Extremismusforschung. Handbuch für Wissenschaft und Praxis, hg. v. Jesse, Eckhard/Mannewitz, Tom. Nomos, Baden-Baden 2018. 672 S. Angezeigt von Gerhard Köbler. ZIER 9 (2019) 81. IT
In einer mit Hilfe der Vernunft geordneten Reihe von Gegebenheiten gibt es für den Menschen regelmäßig eine Mitte und Ränder. Dabei bedeutet das aus dem lateinischen exter, exterus mit der Bedeutung außen befindlich, äußerlich und seinem Superlativ extremus mit der Bedeutung äußerste abgeleitete deutsche Wort extrem die Stellung an einem äußersten Rand in Bezug auf eine tatsächliche oder zumindest theoretisch angenommene Mitte. Als Extremismus werden in diesem Zusammenhang seit etwa 1973 politische Vorstellungen und Bestrebungen an den äußersten Rändern des politischen Spektrums jenseits der freiheitlich demokratischen Grundordnung bezeichnet, die noch über den einfacheren Radikalismus hinausreichen und sowohl links der Mitte wie auch rechts der Mitte stehen können.
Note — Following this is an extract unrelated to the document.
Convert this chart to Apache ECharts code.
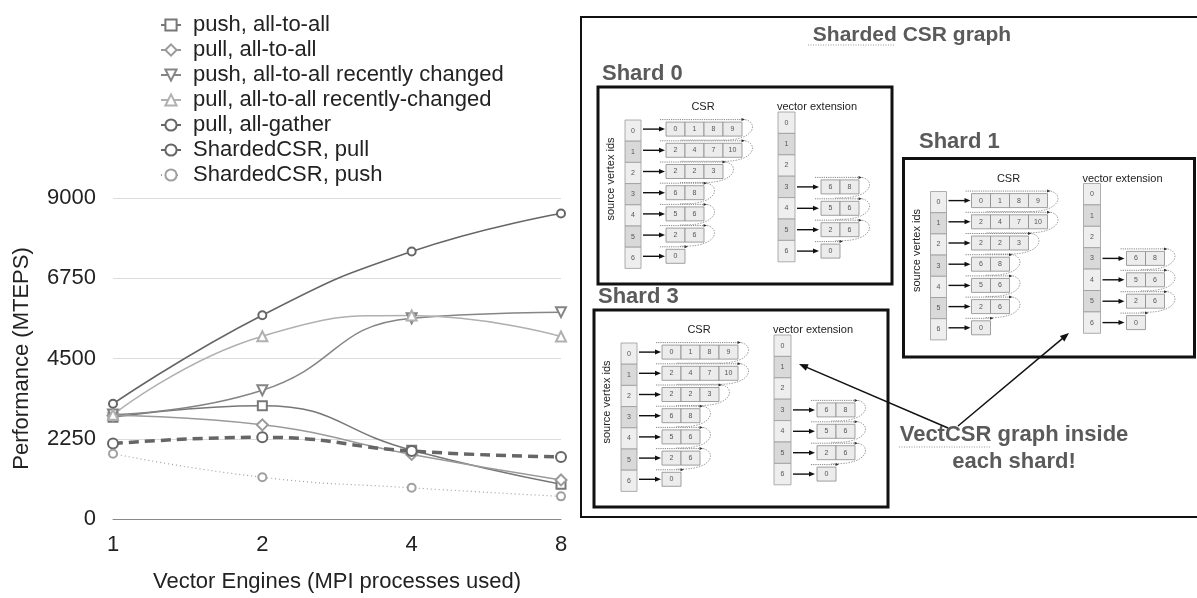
<!DOCTYPE html>
<html><head><meta charset="utf-8">
<script src="https://cdn.jsdelivr.net/npm/echarts@6/dist/echarts.min.js"></script>
<style>html,body{margin:0;padding:0;background:#fff}#c{width:1197px;height:598px}</style>
</head><body><div id="c"></div>
<script>
// ---------- chart data ----------
const categories = ['1', '2', '4', '8'];
const pushAllToAll = [2850, 3175, 1930, 975];
const pullAllToAll = [2900, 2640, 1810, 1095];
const pushRecent = [2930, 3610, 5630, 5800];
const pullRecent = [2920, 5125, 5705, 5115];
const pullAllGather = [3230, 5715, 7500, 8565];
const shardedPull = [2115, 2290, 1905, 1740];
const shardedPush = [1830, 1170, 875, 635];
const yTicks = [0, 2250, 4500, 6750, 9000];
const seriesNames = ['push, all-to-all', 'pull, all-to-all', 'push, all-to-all recently changed',
  'pull, all-to-all recently-changed', 'pull, all-gather', 'ShardedCSR, pull', 'ShardedCSR, push'];

// ---------- diagram data ----------
const srcIds = [0, 1, 2, 3, 4, 5, 6];
const csrRows = [[0, 1, 8, 9], [2, 4, 7, 10], [2, 2, 3], [6, 8], [5, 6], [2, 6], [0]];
const vecRowIds = [3, 4, 5, 6];
const vecRows = [[6, 8], [5, 6], [2, 6], [0]];
const shardNames = ['Shard 0', 'Shard 1', 'Shard 3'];
const diagramTitle = 'Sharded CSR graph';
const noteLines = ['VectCSR graph inside', 'each shard!'];

const FF = '"Liberation Sans", Arial, Helvetica, sans-serif';
const G = [];
function rect(x, y, w, h, fill, stroke, lw) { G.push({ type: 'rect', silent: true, shape: { x, y, width: w, height: h }, style: { fill, stroke, lineWidth: lw } }); }
function line(x1, y1, x2, y2, stroke, lw, dash) { G.push({ type: 'line', silent: true, shape: { x1, y1, x2, y2 }, style: { stroke, lineWidth: lw, lineDash: dash || null } }); }
function text(x, y, t, font, fill, align, valign, rot) { G.push({ type: 'text', silent: true, x, y, rotation: rot || 0, style: { text: t, font, fill, textAlign: align || 'center', textVerticalAlign: valign || 'middle' } }); }
function head(x, y, a, len, wid, fill) {
  const bx = x - len * Math.cos(a), by = y - len * Math.sin(a);
  const px = -Math.sin(a) * wid / 2, py = Math.cos(a) * wid / 2;
  G.push({ type: 'polygon', silent: true, shape: { points: [[x, y], [bx + px, by + py], [bx - px, by - py]] }, style: { fill } });
}
function arrow(x1, y1, x2, y2, lw, hl, hw, col) {
  const a = Math.atan2(y2 - y1, x2 - x1);
  line(x1, y1, x2 - hl * 0.8 * Math.cos(a), y2 - hl * 0.8 * Math.sin(a), col, lw);
  head(x2, y2, a, hl, hw, col);
}
function bez(x1, y1, c1x, c1y, c2x, c2y, x2, y2, stroke, lw, dash) {
  G.push({ type: 'bezierCurve', silent: true, shape: { x1, y1, x2, y2, cpx1: c1x, cpy1: c1y, cpx2: c2x, cpy2: c2y }, style: { stroke, lineWidth: lw, lineDash: dash, fill: null } });
}
function drawArray(x0, cy, vals, cw, ch, last) {
  const top = cy - ch / 2, bot = cy + ch / 2, x1 = x0 + cw * vals.length;
  vals.forEach((v, i) => {
    rect(x0 + i * cw, top, cw, ch, '#ececec', '#8a8a8a', 0.8);
    text(x0 + i * cw + cw / 2, cy, String(v), '7px ' + FF, '#555');
  });
  line(x0 - 6, top - 2.5, x1 + 1, top - 2.5, '#666', 0.8, [1.2, 1]);
  head(x1 + 3, top - 2.5, 0, 3.5, 3, '#333');
  if (!last) {
    bez(x1 + 3, top - 2.5, x1 + 16, top, x1 + 14, bot + 4, x1 - 18, bot + 4, '#777', 0.7, [1.5, 1.2]);
    line(x1 - 18, bot + 4, x0 + 14, bot + 4, '#777', 0.7, [1.2, 1]);
  }
}
function drawShard(bx, by, bw, bh, name, lx, ly) {
  text(lx, ly, name, 'bold 22px ' + FF, '#5a5a5a', 'left', 'middle');
  rect(bx, by, bw, bh, '#fff', '#111', 3);
  text(bx + 105, by + 20, 'CSR', '11px ' + FF, '#222');
  text(bx + 219, by + 20, 'vector extension', '11px ' + FF, '#222');
  text(bx + 13, by + 92, 'source vertex ids', '11px ' + FF, '#222', 'center', 'middle', Math.PI / 2);
  const ch = 21.2, top = by + 33;
  srcIds.forEach((id, i) => {
    rect(bx + 27, top + i * ch, 16, ch, i % 2 ? '#d9d9d9' : '#eeeeee', '#9a9a9a', 0.8);
    text(bx + 35, top + i * ch + ch / 2, String(id), '7px ' + FF, '#555');
    const cy = top + i * ch + ch / 2 - 1.5;
    arrow(bx + 45, cy, bx + 67, cy, 1.4, 6, 5, '#111');
    drawArray(bx + 68, cy, csrRows[i], 19, 14, i === csrRows.length - 1);
  });
  const vch = 21.4, vtop = by + 25;
  srcIds.forEach((id, i) => {
    rect(bx + 180, vtop + i * vch, 17, vch, i % 2 ? '#d9d9d9' : '#eeeeee', '#9a9a9a', 0.8);
    text(bx + 188.5, vtop + i * vch + vch / 2, String(id), '7px ' + FF, '#555');
  });
  vecRowIds.forEach((r, k) => {
    const cy = vtop + r * vch + vch / 2;
    arrow(bx + 199, cy, bx + 221, cy, 1.4, 6, 5, '#111');
    drawArray(bx + 223, cy, vecRows[k], 19, 14, k === vecRows.length - 1);
  });
}

// outer box
G.push({ type: 'rect', silent: true, shape: { x: 581, y: 17, width: 620, height: 500 }, style: { fill: null, stroke: '#111', lineWidth: 2 } });
text(912, 35, diagramTitle, 'bold 21px ' + FF, '#5a5a5a');
line(808, 45, 895, 45, '#999', 1.2, [1, 1.5]);
drawShard(598, 87, 294, 197, shardNames[0], 602, 74);
drawShard(903.5, 158.5, 291, 198.5, shardNames[1], 919, 142);
drawShard(594, 310, 294, 197, shardNames[2], 598, 297);
text(1014, 435, noteLines[0], 'bold 22px ' + FF, '#5a5a5a');
text(1014, 462, noteLines[1], 'bold 22px ' + FF, '#5a5a5a');
line(899, 447, 991, 447, '#999', 1.2, [1, 1.5]);
arrow(948, 428, 799, 364, 1.5, 9, 7, '#111');
arrow(958, 426, 1069, 333, 1.5, 9, 7, '#111');

function S(i, data, symbol, color, lw, size, bw, extra) {
  return Object.assign({
    name: seriesNames[i], type: 'line', data, smooth: true, symbol, symbolSize: size,
    lineStyle: { color, width: lw }, itemStyle: { color, borderColor: color, borderWidth: bw }
  }, extra || {});
}

const chart = echarts.init(document.getElementById('c'));
chart.setOption({
  animation: false,
  textStyle: { fontFamily: FF },
  grid: { left: 113, right: 636, top: 198, bottom: 74 },
  legend: {
    orient: 'vertical', left: 155, top: 9, itemWidth: 20, itemHeight: 14, itemGap: 3,
    textStyle: { fontSize: 22, lineHeight: 22, color: '#222', padding: [0, 0, 0, 7] },
    data: seriesNames
  },
  xAxis: {
    type: 'category', data: categories, boundaryGap: false,
    axisTick: { show: false }, axisLine: { lineStyle: { color: '#888', width: 1 } },
    axisLabel: { fontSize: 22, color: '#222', margin: 15 },
    name: 'Vector Engines (MPI processes used)', nameLocation: 'middle', nameGap: 52,
    nameTextStyle: { fontSize: 22, color: '#222' }
  },
  yAxis: {
    type: 'value', min: yTicks[0], max: yTicks[yTicks.length - 1], interval: yTicks[1] - yTicks[0],
    axisLine: { show: false }, axisTick: { show: false },
    axisLabel: { fontSize: 22, color: '#222', margin: 17, formatter: v => String(v) },
    splitLine: { lineStyle: { color: '#dcdcdc' } },
    name: 'Performance (MTEPS)', nameLocation: 'middle', nameGap: 80,
    nameTextStyle: { fontSize: 22, color: '#222' }
  },
  series: [
    S(0, pushAllToAll, 'emptyRect', '#777', 1.5, 9, 1.5),
    S(1, pullAllToAll, 'emptyDiamond', '#9a9a9a', 1.5, 11, 1.5),
    S(2, pushRecent, 'emptyTriangle', '#858585', 1.5, 10, 1.5, { symbolRotate: 180 }),
    S(3, pullRecent, 'emptyTriangle', '#b0b0b0', 1.5, 10, 1.5),
    S(4, pullAllGather, 'emptyCircle', '#666', 1.6, 8, 1.5),
    S(5, shardedPull, 'emptyCircle', '#666', 3.5, 10, 3, { lineStyle: { color: '#666', width: 3.5, type: [10, 6] } }),
    S(6, shardedPush, 'emptyCircle', '#a0a0a0', 1.2, 8, 1.2, { lineStyle: { color: '#a0a0a0', width: 1.2, type: [1, 3] } })
  ],
  graphic: G
});
</script></body></html>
Mit der Forschung über und zu diesem Extremismus beschäftigt sich das gewichtige Handbuch, dessen Herausgeber der in Wurzen bei Leipzig 1948 geborene, als Professor der Politikwissenschaft an der Technischen Universität Chemnitz emeritierte Eckhard Jessen und der 1987 in Wurzen bei Leipzig geborene, als Juniorprofessor der Technischen Universität Chemnitz für Politikwissenschaft tätige Tom Mannewitz sind. Ihr gemeinsames, durch acht Abbildungen veranschaulichtes Werk gliedert sich in insgesamt siebzehn Kapitel. Dabei folgen konzeptionellen Überlegungen der Herausgeber und Grundlagen Eckhard Jesses Studien über den demokratischen Verfassungsstaat als Widerpart des Extremismus, über extremistische Ideologien, extremistische Einstellungen und empirische Befunde, Ursachen für politischen Extremismus, Erfolgsbedingungen und Misserfolgsbedingungen extremistischer Parteien, Rechtsextremismus in der Bundesrepublik Deutschland, Linksextremismus in der Bundesrepublik Deutschland, Islamismus in der Bundesrepublik Deutschland, Linksterrorismus und Rechtsterrorismus in der Bundesrepublik Deutschland, Extremismus in westeuropäischen und osteuropäischen Demokratien, Systemtransformation und Extremismus, politischer Extremismus in der Weimarer Republik, Rechtsextremismus (in der Form des Nationalsozialismus) an der Macht und Linksextremismus (in der Form des Kommunismus) an der Macht.
Voraussetzung für die Bildung unterschiedlicher politischer Ansichten ist die Meinungsfreiheit, die bereits in Artikel 11 der Erklärung der Menschenrechte und Bürgerrechte in Frankreich hervorgehoben wurde, wobei Beschränkungen in den meisten gegenwärtigen Demokratien nur zu dem Schutz höherrangiger Güter zulässig sind. Davon abgesehen muss grundsätzlich der politische Wettbewerb der politischen Ideen über den Vorrang entscheiden, wobei bei Wahlen grundsätzlich der Wähler die Entscheidung treffen darf. Das vorliegende Werk sechzehner Sachkenner behandelt die dabei auftretenden Gegebenheiten und Fragen sowohl in theoretischen Konzepten wie auch in empirischen Analysen der Gegenwart und der jüngeren Vergangenheit, so dass sich jeder Leser bestmöglich über die Arten und Gefahren des Extremismus für den demokratischen Verfassungsstaat unterrichten kann.